A gripping history of the polar continent, from the great discoveries of the nineteenth century to modern scientific breakthroughs
Antarctica, the ice kingdom hosting the South Pole, looms large in the human imagination. The secrets of this vast frozen desert have long tempted explorers, but its brutal climate and glacial shores notoriously resist human intrusion. Land of Wondrous Cold tells a gripping story of the pioneering nineteenth-century voyages, when British, French, and American commanders raced to penetrate Antarctica's glacial rim for unknown lands beyond. These intrepid Victorian explorers--James Ross, Dumont D'Urville, and Charles Wilkes--laid the foundation for our current understanding of Terra Australis Incognita.

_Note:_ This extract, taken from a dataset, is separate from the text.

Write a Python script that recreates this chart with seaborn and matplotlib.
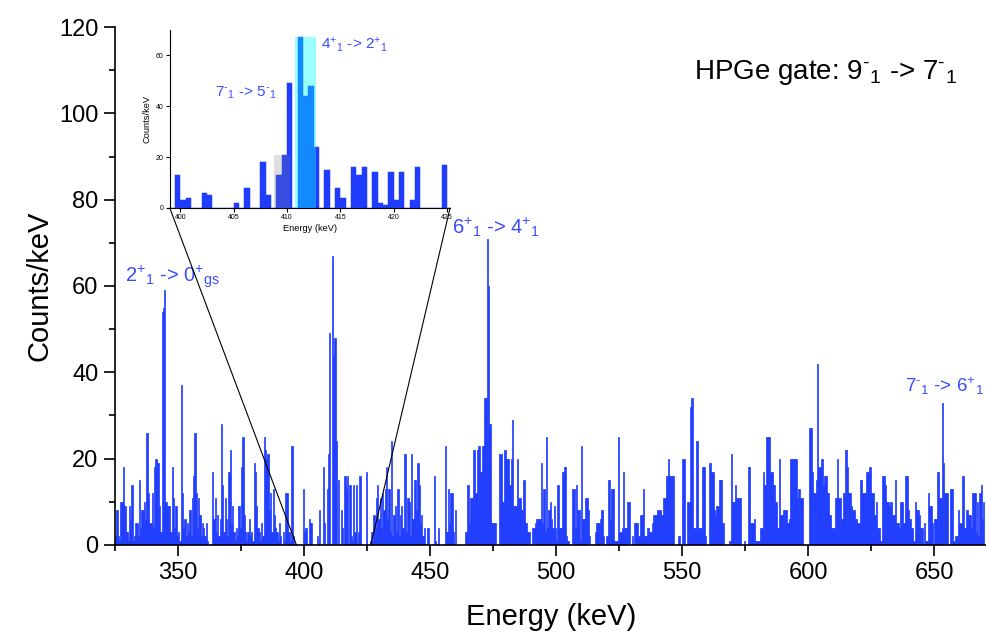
"""Gated HPGe coincidence spectrum with a zoomed inset around 400-425 keV."""

import matplotlib

matplotlib.use("Agg")
import matplotlib.pyplot as plt
import numpy as np
import pandas as pd
import seaborn as sns
from matplotlib.patches import ConnectionPatch
from matplotlib.ticker import MultipleLocator

BAR_COLOR = "#1f3cff"
LABEL_COLOR = "#3a4cff"

BIN_START = 324.0  # keV, low edge of first bin
BIN_WIDTH = 0.5  # keV

# Counts/keV per 0.5 keV bin, 20 bins (10 keV) per line
counts_324_394 = [
    0, 1, 2, 8, 2, 1, 10, 10, 18, 9, 9, 3, 1, 9, 6, 14, 1, 2, 5, 5,
    2, 15, 4, 8, 8, 10, 6, 26, 12, 5, 5, 12, 4, 18, 20, 19, 19, 9, 3, 54,
    55, 59, 10, 9, 9, 9, 3, 18, 11, 4, 9, 2, 3, 1, 37, 12, 4, 6, 2, 5,
    3, 8, 2, 11, 16, 26, 12, 4, 11, 7, 2, 5, 4, 2, 5, 1, 0, 0, 0, 17,
    6, 11, 3, 7, 2, 6, 28, 14, 3, 11, 6, 2, 17, 22, 5, 9, 3, 1, 4, 2,
    9, 4, 18, 25, 7, 3, 1, 3, 6, 2, 3, 1, 19, 17, 9, 4, 3, 1, 5, 2,
    25, 22, 20, 21, 8, 12, 3, 13, 7, 4, 3, 1, 5, 2, 0, 3, 1, 12, 12, 3,
]
counts_394_424 = [
    3, 1, 23, 2, 0, 0, 0, 0, 0, 0, 0, 13, 3, 4, 0, 0, 6, 5, 0, 0,
    0, 0, 2, 0, 8, 0, 0, 18, 5, 0, 13, 21, 49, 0, 67, 44, 48, 24, 0, 15,
    0, 8, 4, 0, 16, 13, 16, 0, 14, 2, 1, 14, 3, 14, 0, 3, 16, 0, 0, 0,
]
counts_424_494 = [
    0, 17, 0, 0, 1, 3, 1, 7, 4, 11, 14, 6, 11, 4, 12, 8, 13, 18, 6, 13,
    3, 24, 2, 7, 9, 3, 13, 2, 7, 9, 4, 21, 21, 3, 11, 10, 2, 21, 6, 15,
    15, 8, 19, 14, 5, 7, 2, 4, 0, 0, 4, 0, 0, 0, 0, 16, 1, 0, 4, 0,
    0, 0, 0, 0, 23, 3, 13, 5, 12, 12, 3, 0, 8, 0, 0, 0, 0, 0, 0, 0,
    3, 14, 14, 5, 11, 11, 22, 22, 12, 22, 23, 23, 17, 23, 23, 34, 34, 71, 60, 28,
    5, 5, 5, 5, 0, 0, 0, 21, 21, 10, 10, 22, 20, 20, 20, 14, 20, 29, 9, 9,
    9, 20, 11, 11, 8, 8, 15, 5, 5, 3, 3, 0, 0, 4, 4, 5, 6, 6, 6, 6,
]
counts_494_594 = [
    19, 5, 13, 3, 25, 4, 8, 10, 6, 4, 9, 4, 1, 14, 4, 4, 4, 17, 18, 18,
    2, 1, 0, 0, 0, 13, 13, 4, 14, 8, 8, 1, 23, 6, 6, 11, 11, 8, 2, 0,
    0, 0, 0, 3, 5, 5, 5, 6, 8, 2, 0, 0, 2, 15, 15, 6, 13, 13, 1, 1,
    1, 25, 3, 3, 4, 17, 4, 4, 10, 10, 10, 0, 2, 0, 5, 5, 5, 2, 2, 7,
    7, 13, 2, 2, 4, 4, 3, 3, 5, 7, 7, 7, 8, 8, 8, 7, 7, 11, 11, 16,
    16, 20, 16, 16, 16, 16, 0, 0, 0, 2, 0, 0, 20, 20, 0, 0, 10, 10, 32, 34,
    34, 4, 4, 24, 24, 4, 4, 4, 18, 18, 2, 0, 0, 19, 19, 17, 17, 8, 7, 9,
    9, 15, 15, 15, 5, 0, 0, 0, 0, 1, 1, 21, 10, 10, 14, 11, 11, 11, 11, 0,
    0, 1, 0, 0, 18, 18, 5, 5, 5, 6, 1, 1, 1, 1, 4, 4, 17, 14, 14, 25,
    25, 25, 17, 17, 14, 14, 10, 4, 4, 20, 7, 7, 8, 8, 8, 5, 5, 6, 20, 20,
]
counts_594_670 = [
    20, 20, 20, 11, 13, 13, 11, 11, 0, 0, 0, 0, 0, 27, 27, 17, 12, 12, 15, 42,
    18, 18, 20, 20, 14, 16, 16, 12, 12, 7, 4, 4, 4, 11, 11, 20, 11, 11, 6, 6,
    12, 22, 22, 18, 12, 12, 9, 8, 8, 6, 6, 5, 5, 15, 15, 12, 12, 12, 17, 17,
    18, 18, 12, 12, 7, 7, 10, 4, 4, 1, 1, 16, 16, 14, 10, 10, 9, 10, 10, 7,
    7, 15, 5, 5, 4, 10, 10, 5, 5, 16, 16, 8, 6, 6, 4, 1, 1, 10, 8, 8,
    7, 4, 4, 0, 5, 1, 1, 12, 9, 9, 5, 0, 6, 6, 17, 17, 11, 11, 33, 19,
    12, 12, 12, 0, 0, 13, 13, 1, 1, 2, 2, 8, 5, 5, 16, 16, 4, 8, 8, 7,
    7, 4, 12, 12, 12, 3, 10, 2, 12, 14, 6, 10,
]

# zoom window of the inset and the two highlighted peaks in it
INSET_RANGE = (399.0, 425.3)
LINK_TARGETS = (397.0, 426.5)
GREY_BAND = (408.75, 410.25)  # 7-_1 -> 5-_1
CYAN_BAND = (410.75, 412.75)  # 4+_1 -> 2+_1

counts = np.array(
    counts_324_394 + counts_394_424 + counts_424_494 + counts_494_594 + counts_594_670,
    dtype=float,
)
bin_range = (BIN_START, BIN_START + BIN_WIDTH * len(counts))
spectrum = pd.DataFrame(
    {
        "energy": BIN_START + BIN_WIDTH * (np.arange(len(counts)) + 0.5),
        "counts": counts,
    }
)

sns.set_theme(
    style="ticks",
    rc={
        "text.color": "black",
        "axes.labelcolor": "black",
        "xtick.color": "black",
        "ytick.color": "black",
        "axes.edgecolor": "black",
    },
)
plt.rcParams["font.family"] = ["Liberation Sans", "DejaVu Sans"]
plt.rcParams["mathtext.fontset"] = "custom"
plt.rcParams["mathtext.rm"] = "Liberation Sans"
plt.rcParams["mathtext.it"] = "Liberation Sans"
plt.rcParams["mathtext.bf"] = "Liberation Sans:bold"


def transition(lower, sign_lower, upper, sign_upper, sub_upper="1"):
    """Origin-style level label, e.g. 2+_1 -> 0+_gs, with scripts side by side."""
    return (
        rf"${lower}^{{\text{{{sign_lower}}}}}{{}}_{{1}}$ -> "
        rf"${upper}^{{\text{{{sign_upper}}}}}{{}}_{{\mathrm{{{sub_upper}}}}}$"
    )


def draw_spectrum(ax, edge_width):
    sns.histplot(
        data=spectrum,
        x="energy",
        weights="counts",
        binwidth=BIN_WIDTH,
        binrange=bin_range,
        element="bars",
        color=BAR_COLOR,
        edgecolor=BAR_COLOR,
        alpha=1.0,
        linewidth=edge_width,
        ax=ax,
    )


fig = plt.figure(figsize=(9.87, 6.34), dpi=100)
axis = fig.add_axes([0.1165, 0.1404, 0.8835, 0.817])
draw_spectrum(axis, 0.5)

axis.set_xlim(325, 671)
axis.set_ylim(0, 120)
axis.xaxis.set_major_locator(MultipleLocator(50))
axis.xaxis.set_minor_locator(MultipleLocator(25))
axis.yaxis.set_major_locator(MultipleLocator(20))
axis.yaxis.set_minor_locator(MultipleLocator(10))
axis.tick_params(which="major", direction="out", length=8, width=1.2, labelsize=17, color="black", pad=4)
axis.tick_params(which="minor", direction="out", length=4, width=1.2, color="black")
sns.despine(ax=axis)
for side in ("left", "bottom"):
    axis.spines[side].set_color("black")
    axis.spines[side].set_linewidth(1.2)
axis.set_xlabel("Energy (keV)", fontsize=21, labelpad=14)
axis.set_ylabel("Counts/keV", fontsize=21, labelpad=4)

axis.text(328.8, 61.0, transition(2, "+", 0, "+", "gs"), color=LABEL_COLOR, fontsize=14.5)
axis.text(458.6, 72.0, transition(6, "+", 4, "+"), color=LABEL_COLOR, fontsize=14.5)
axis.text(638.4, 35.4, transition(7, "-", 6, "+"), color=LABEL_COLOR, fontsize=13.5)
axis.text(
    554.6, 108.0, "HPGe gate: " + transition(9, "-", 7, "-"), color="black", fontsize=20
)

# zoomed inset
inset = fig.add_axes([0.172, 0.672, 0.284, 0.281])
inset.set_facecolor("none")
draw_spectrum(inset, 0.35)
inset.set_xlim(*INSET_RANGE)
inset.set_ylim(0, 70)
inset.xaxis.set_major_locator(MultipleLocator(5))
inset.yaxis.set_major_locator(MultipleLocator(20))
inset.tick_params(direction="out", length=3, width=0.8, labelsize=5, color="black", pad=1.5)
sns.despine(ax=inset)
for side in ("left", "bottom"):
    inset.spines[side].set_color("black")
    inset.spines[side].set_linewidth(0.8)
inset.set_xlabel("Energy (keV)", fontsize=6.7, labelpad=2)
inset.set_ylabel("Counts/keV", fontsize=6.7, labelpad=3)

for band, shade, alpha in ((GREY_BAND, "#808080", 0.25), (CYAN_BAND, "#00ffff", 0.4)):
    inside = (spectrum["energy"] > band[0]) & (spectrum["energy"] < band[1])
    top = spectrum.loc[inside, "counts"].max()
    inset.fill_between(band, 0, top, color=shade, alpha=alpha, lw=0, zorder=3)

inset.text(403.2, 43.6, transition(7, "-", 5, "-"), color=LABEL_COLOR, fontsize=11)
inset.text(413.15, 62.3, transition(4, "+", 2, "+"), color=LABEL_COLOR, fontsize=11)

for corner, target in zip((0, 1), LINK_TARGETS):
    link = ConnectionPatch(
        xyA=(corner, 0),
        coordsA="axes fraction",
        axesA=inset,
        xyB=(target, 0),
        coordsB="data",
        axesB=axis,
        color="black",
        linewidth=0.8,
    )
    fig.add_artist(link)

fig.savefig("out.png", dpi=100)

Today, the white continent poses new challenges, as scientists race to uncover Earth's climate history, which is recorded in the south polar ice and ocean floor, and to monitor the increasing instability of the Antarctic ice cap, which threatens to inundate coastal cities worldwide. Interweaving the breakthrough research of the modern Ocean Drilling Program with the dramatic discovery tales of their Victorian forerunners, Gillen D'Arcy Wood describes Antarctica's role in a planetary drama of plate tectonics, climate change, and species evolution stretching back more than thirty million years. An original, multifaceted portrait of the polar continent emerges, illuminating our profound connection to Antarctica in its past, present, and future incarnations.
A deep-time history of monumental scale, Land of Wondrous Cold brings the remotest of worlds within close reach--an Antarctica vital to both planetary history and human fortunes.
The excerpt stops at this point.